Now, it may just be a "tall tale", but in the coffee table tome "The Illusion of Life, Disney Animation", one of the animators recounted an incident during the making of "The Jungle Book" (the 60s cel animated version). An office assistant refused to be in the room where they were screening "dailies" depicting Kaa, the snake. Consider, here is an absurdly cartoonish looking serpent talking with the falsetto voice of Winnie the Pooh (both were voiced by Sterling Holloway at that time) and this employee refused to look at the screen or even remain in the room because..."SNAKE!!!" So, unless the animator quoted was making up stuff, some people's phobias run that extreme.
 
And now, I am wondering at the weirdness of a universe where Sterling Holloway and Scarlett Johansson can end up being voice-actor for the same character at different points in a given century.

Anyway...back to the topic at hand.
 
Now, it may just be a "tall tale", but in the coffee table tome "The Illusion of Life, Disney Animation", one of the animators recounted an incident during the making of "The Jungle Book" (the 60s cel animated version).

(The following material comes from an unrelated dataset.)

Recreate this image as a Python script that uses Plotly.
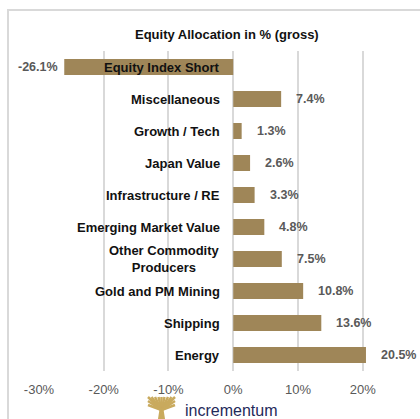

An office assistant refused to be in the room where they were screening "dailies" depicting Kaa, the snake. Consider, here is an absurdly cartoonish looking serpent talking with the falsetto voice of Winnie the Pooh (both were voiced by Sterling Holloway at that time) and this employee refused to look at the screen or even remain in the room because..."SNAKE!!!" So, unless the animator quoted was making up stuff, some people's phobias run that extreme.
Story about a woman who would not leave her house alone for fear of the possibility of encountering a snake. This lasted for ten years.

Fear is not rational and it is not logical. It comes from a deeply reactionary part of humans. I have a Lego Spider in my counseling office and there are people who request it be put away during session as it makes them uncomfortable.

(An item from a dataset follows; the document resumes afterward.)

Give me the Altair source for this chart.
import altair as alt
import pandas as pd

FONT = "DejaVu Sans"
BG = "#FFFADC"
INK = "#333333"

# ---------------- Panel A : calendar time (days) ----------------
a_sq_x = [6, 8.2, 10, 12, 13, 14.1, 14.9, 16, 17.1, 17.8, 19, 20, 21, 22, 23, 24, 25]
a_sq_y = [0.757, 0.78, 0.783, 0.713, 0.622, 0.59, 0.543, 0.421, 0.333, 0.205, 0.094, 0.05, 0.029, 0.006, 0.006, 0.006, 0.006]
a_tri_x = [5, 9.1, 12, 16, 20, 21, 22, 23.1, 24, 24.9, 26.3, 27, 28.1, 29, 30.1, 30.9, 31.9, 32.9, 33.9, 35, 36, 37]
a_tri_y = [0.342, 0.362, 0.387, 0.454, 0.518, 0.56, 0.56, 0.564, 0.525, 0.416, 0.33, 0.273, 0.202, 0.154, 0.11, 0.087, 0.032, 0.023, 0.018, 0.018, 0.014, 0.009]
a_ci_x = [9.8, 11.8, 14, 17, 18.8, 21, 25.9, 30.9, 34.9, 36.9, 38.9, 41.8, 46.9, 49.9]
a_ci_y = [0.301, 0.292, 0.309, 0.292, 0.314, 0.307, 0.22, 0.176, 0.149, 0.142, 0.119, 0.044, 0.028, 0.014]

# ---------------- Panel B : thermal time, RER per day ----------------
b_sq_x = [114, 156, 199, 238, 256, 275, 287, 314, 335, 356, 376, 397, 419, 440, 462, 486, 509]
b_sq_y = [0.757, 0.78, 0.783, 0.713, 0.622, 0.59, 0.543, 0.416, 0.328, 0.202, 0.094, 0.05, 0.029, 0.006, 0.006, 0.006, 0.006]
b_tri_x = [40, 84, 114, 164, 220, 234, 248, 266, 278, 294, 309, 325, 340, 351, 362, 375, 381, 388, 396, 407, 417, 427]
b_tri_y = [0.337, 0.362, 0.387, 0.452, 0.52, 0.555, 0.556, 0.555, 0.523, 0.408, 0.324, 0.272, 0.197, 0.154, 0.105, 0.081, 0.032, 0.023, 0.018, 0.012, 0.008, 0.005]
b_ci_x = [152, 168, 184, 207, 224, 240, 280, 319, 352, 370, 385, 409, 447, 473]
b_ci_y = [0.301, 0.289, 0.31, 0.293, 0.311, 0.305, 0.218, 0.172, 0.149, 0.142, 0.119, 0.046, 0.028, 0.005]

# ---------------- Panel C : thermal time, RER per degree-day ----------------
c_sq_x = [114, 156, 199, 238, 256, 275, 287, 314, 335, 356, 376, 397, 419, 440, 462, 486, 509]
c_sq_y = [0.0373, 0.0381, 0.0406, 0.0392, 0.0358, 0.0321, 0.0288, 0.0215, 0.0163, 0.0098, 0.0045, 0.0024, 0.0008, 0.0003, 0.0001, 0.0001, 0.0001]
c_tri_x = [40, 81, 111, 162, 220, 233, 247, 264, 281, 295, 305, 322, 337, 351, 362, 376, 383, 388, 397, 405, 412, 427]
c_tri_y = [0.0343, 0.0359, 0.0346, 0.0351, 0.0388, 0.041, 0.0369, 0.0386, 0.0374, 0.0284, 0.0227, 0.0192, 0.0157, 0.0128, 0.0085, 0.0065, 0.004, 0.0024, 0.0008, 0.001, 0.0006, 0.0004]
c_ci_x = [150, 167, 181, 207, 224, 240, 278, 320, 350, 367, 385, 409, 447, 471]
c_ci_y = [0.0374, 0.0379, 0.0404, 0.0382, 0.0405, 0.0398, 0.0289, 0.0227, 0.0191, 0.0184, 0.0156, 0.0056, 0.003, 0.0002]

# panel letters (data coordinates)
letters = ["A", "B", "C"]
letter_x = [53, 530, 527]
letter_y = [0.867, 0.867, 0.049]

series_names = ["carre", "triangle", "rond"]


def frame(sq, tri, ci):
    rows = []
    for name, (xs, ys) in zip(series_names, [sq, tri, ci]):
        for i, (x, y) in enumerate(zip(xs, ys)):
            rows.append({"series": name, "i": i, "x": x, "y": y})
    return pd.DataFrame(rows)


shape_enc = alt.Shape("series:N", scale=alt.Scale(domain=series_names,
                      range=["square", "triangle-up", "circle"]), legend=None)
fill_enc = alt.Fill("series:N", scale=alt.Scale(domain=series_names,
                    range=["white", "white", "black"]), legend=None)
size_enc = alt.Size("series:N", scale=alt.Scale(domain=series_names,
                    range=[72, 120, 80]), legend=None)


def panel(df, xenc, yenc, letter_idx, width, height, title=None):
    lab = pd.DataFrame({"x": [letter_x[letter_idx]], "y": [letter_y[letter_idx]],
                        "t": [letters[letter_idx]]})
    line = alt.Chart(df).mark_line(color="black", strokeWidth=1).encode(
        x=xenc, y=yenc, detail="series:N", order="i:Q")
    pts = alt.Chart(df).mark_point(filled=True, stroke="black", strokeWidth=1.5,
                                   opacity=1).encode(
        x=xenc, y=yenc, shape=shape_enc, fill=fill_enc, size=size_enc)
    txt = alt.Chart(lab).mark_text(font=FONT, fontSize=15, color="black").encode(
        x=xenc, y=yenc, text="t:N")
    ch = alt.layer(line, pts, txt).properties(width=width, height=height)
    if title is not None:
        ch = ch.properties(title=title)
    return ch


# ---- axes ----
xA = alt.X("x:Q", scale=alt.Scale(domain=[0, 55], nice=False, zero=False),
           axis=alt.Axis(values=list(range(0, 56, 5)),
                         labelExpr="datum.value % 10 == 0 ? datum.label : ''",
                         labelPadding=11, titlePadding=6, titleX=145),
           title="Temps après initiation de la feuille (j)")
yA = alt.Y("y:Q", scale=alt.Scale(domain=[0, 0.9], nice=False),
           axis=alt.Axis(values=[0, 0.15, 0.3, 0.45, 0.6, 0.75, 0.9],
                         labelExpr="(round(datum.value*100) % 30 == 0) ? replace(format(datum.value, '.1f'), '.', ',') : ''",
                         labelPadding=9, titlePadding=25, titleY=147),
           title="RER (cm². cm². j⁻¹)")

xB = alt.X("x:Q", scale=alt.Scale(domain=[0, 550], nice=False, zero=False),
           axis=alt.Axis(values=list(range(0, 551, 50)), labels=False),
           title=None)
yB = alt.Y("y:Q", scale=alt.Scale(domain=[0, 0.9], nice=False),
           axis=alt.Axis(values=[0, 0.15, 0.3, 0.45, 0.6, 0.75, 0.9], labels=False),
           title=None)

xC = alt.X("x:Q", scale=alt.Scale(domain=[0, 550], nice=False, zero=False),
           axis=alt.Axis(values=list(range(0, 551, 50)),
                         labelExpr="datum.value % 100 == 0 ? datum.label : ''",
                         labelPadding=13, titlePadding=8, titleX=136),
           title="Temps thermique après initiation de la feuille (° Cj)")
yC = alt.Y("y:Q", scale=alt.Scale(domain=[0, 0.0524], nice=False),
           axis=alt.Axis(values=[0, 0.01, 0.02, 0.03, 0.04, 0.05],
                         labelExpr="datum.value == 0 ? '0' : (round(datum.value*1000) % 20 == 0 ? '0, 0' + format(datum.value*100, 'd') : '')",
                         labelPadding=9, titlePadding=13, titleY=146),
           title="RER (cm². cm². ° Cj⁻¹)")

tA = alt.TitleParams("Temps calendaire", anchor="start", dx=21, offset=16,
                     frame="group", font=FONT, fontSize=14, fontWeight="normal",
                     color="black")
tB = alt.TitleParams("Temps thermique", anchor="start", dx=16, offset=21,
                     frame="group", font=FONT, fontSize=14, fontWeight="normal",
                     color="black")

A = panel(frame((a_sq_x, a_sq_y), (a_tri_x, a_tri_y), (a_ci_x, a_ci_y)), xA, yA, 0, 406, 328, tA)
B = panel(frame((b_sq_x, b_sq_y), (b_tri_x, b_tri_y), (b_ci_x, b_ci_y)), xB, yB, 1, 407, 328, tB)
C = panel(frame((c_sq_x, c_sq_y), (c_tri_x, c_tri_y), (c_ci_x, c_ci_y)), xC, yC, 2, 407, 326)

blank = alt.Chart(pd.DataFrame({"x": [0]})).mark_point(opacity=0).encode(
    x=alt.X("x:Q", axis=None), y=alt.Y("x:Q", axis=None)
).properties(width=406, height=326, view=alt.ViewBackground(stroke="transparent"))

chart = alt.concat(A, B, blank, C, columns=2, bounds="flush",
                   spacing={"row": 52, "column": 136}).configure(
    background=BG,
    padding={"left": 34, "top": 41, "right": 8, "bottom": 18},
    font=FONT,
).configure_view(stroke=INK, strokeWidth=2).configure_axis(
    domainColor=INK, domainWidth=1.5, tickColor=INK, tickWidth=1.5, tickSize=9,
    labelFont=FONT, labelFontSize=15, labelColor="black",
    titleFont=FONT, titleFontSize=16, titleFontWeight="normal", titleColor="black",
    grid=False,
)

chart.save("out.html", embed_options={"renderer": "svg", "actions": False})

tl:dr-Don't underestimate a fear based reaction.
 
The closest I ever got to a discussion about the evils of science-fiction was in a conversation with a guy about the transporters in Star Trek. He accepted the idea of dematerialization no problems, but he did have issues with the idea of rematerialization as he strongly believed that transporters killed people and resurrection was only possible through Christ. Period. Even in scii-fi. It simply can't be done. End of story.

Not wishing to fully open that can of worms, I quickly changed the subject to favorite foods...
 
The closest I ever got to a discussion about the evils of science-fiction was in a conversation with a guy about the transporters in Star Trek. He accepted the idea of dematerialization no problems, but he did have issues with the idea of rematerialization as he strongly believed that transporters killed people and resurrection was only possible through Christ. Period. Even in scii-fi. It simply can't be done. End of story.

Not wishing to fully open that can of worms, I quickly changed the subject to favorite foods...

That is an interesting take but it is essentially what the transporters do. They dematerialize something then send the data to he rematerialized somewhere else. By our standards they kill you and then create a new copy of you with your memories intact in another location.
 
Well, I guess the shirt thing really wasn't that unreasonable then.

Gotta disagree there. Yes, some people have seriously deep phobias. And yes, snake phobias aren't exactly uncommon - but the same is true of a million other things, too. You can't just demand no one ever wear a shirt (or have anything else) with a cartoon snake (or spider, or monster, or skeleton, ghost, shark, gun, knife, clown, full moon, etc, etc) anywhere in public.

Maybe if the shirt was super-graphic like something out of a horror movie, or if there was a specific person they *knew* was on the plane who absolutely couldn't handle it, then one could make a reasonable argument for it. Otherwise, no. You don't tell people they can't board a flight just because they're wearing a completely innocuous t-shirt that in all likelihood probably won't even be noticed by anyone.
 
That is an interesting take but it is essentially what the transporters do. They dematerialize something then send the data to he rematerialized somewhere else. By our standards they kill you and then create a new copy of you with your memories intact in another location.
I said as much in our conversation, but the problem the other guy had was with the "a new copy with your memories intact" part. Our talk was nearly twenty years ago, so I can't recall the specifics, but I think he equated memories with a soul and that was where he let me know we were treading upon a dangerous subject, sci-fi or not.
 
Are there really there so terrified of snakes they can't even handle a picture of one on a shirt?:rolleyes:

Exactly. As I said, this is CYA (Covert Your Ass) insecurity theater, and it's making travel more stressful than it has to be, simply to make it seem as if something's being done about terrorism when nothing actually is, and the terrorists (many of them domestic white supremacist ones) just figure out how to circumvent security to carry out an attack on United States soil like before.


This is why the United States needs to have the alternative of HSR rather than just planes all of the time (distances between cities and towns be damned.)